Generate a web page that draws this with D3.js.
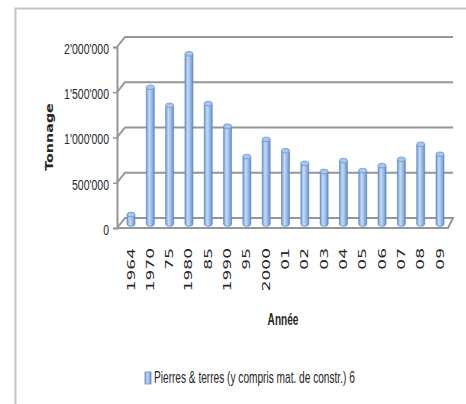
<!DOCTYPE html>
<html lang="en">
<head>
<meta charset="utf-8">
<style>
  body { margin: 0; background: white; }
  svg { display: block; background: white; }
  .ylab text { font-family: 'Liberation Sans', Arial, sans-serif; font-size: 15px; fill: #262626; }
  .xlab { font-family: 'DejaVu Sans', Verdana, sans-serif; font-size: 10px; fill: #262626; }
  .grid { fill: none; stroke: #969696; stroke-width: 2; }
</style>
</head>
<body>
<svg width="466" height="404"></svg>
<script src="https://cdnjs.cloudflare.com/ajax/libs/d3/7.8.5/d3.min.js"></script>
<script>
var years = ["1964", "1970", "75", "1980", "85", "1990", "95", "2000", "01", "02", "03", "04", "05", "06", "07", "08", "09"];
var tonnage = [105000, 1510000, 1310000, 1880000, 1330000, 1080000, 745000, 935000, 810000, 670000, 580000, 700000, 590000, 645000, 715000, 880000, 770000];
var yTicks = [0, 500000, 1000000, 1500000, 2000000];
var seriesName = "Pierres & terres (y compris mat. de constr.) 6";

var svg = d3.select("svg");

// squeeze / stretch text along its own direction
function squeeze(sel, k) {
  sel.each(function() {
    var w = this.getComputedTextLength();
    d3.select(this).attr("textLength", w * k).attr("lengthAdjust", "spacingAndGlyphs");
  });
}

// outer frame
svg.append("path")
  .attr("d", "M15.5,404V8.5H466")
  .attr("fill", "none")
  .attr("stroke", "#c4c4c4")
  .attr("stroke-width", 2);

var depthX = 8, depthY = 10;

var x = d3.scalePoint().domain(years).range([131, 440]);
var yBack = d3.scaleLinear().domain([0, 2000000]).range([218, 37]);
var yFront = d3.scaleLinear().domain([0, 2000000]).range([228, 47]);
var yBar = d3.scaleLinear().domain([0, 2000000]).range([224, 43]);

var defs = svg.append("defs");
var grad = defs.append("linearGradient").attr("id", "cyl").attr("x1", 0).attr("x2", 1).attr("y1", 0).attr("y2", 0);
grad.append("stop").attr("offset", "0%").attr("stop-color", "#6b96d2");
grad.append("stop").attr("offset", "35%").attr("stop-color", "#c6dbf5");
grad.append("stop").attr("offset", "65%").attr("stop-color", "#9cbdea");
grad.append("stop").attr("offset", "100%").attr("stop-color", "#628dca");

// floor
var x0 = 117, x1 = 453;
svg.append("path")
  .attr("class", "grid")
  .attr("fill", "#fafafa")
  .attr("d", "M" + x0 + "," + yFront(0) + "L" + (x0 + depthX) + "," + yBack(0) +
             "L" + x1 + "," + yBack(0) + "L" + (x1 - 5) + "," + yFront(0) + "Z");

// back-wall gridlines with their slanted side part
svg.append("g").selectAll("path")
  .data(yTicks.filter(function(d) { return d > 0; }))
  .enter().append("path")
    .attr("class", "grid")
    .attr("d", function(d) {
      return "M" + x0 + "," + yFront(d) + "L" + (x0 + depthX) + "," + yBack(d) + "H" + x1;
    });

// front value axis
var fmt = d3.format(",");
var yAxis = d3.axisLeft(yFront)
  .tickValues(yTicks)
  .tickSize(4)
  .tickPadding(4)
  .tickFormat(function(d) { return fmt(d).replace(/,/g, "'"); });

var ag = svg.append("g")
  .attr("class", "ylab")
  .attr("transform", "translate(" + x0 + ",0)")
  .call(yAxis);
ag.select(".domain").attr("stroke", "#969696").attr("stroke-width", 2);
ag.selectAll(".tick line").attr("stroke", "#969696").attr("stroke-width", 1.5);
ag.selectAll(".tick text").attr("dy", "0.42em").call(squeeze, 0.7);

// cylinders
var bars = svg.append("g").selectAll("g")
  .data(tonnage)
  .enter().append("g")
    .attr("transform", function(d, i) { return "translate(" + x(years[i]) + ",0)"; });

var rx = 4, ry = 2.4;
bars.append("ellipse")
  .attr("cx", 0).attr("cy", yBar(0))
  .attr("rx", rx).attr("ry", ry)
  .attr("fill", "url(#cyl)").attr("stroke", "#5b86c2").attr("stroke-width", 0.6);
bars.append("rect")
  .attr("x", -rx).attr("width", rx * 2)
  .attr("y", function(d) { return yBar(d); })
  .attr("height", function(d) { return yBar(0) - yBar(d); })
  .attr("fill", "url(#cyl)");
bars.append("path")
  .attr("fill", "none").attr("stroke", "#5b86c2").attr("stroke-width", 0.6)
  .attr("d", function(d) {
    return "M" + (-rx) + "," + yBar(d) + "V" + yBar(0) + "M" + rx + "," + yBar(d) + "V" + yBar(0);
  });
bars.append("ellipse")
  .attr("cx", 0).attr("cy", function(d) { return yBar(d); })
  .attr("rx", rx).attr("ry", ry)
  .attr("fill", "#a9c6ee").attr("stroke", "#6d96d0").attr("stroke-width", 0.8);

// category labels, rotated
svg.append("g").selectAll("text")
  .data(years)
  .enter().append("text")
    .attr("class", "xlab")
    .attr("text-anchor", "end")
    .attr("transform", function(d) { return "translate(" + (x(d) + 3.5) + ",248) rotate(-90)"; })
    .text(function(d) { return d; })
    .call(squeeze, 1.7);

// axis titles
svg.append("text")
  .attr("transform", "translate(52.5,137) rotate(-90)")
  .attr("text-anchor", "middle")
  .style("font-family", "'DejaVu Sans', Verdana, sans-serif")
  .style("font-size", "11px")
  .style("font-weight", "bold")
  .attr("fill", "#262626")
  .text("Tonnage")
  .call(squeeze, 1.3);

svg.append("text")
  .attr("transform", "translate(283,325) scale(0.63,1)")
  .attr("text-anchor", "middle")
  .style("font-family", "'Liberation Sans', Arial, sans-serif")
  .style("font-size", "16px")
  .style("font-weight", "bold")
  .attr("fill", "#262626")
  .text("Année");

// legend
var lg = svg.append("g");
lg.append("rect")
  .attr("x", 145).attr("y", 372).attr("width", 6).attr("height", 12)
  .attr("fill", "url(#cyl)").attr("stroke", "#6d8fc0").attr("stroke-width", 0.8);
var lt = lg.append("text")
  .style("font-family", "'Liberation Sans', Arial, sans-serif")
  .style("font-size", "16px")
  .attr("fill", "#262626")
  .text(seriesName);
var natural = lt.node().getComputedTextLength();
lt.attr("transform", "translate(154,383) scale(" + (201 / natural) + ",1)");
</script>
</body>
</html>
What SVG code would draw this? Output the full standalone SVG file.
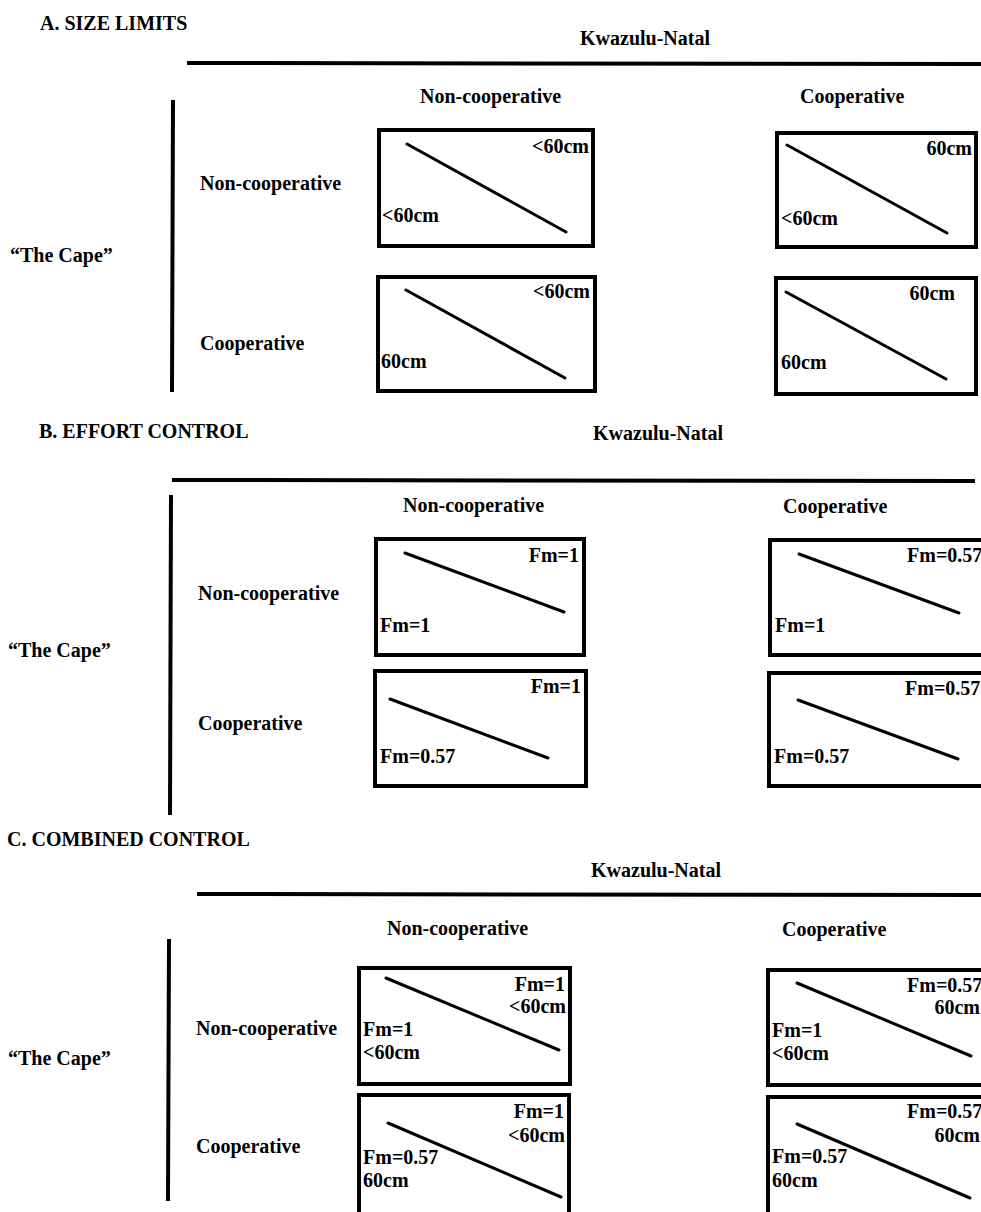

==*==

▶ [DESCRIPTION OF THE TASK]
Pull out every line of the entries that includes the word "with".

▶ [SOLVED EXERCISE]
Generate a web page that draws this with D3.js.
// back-wall gridlines with their slanted side part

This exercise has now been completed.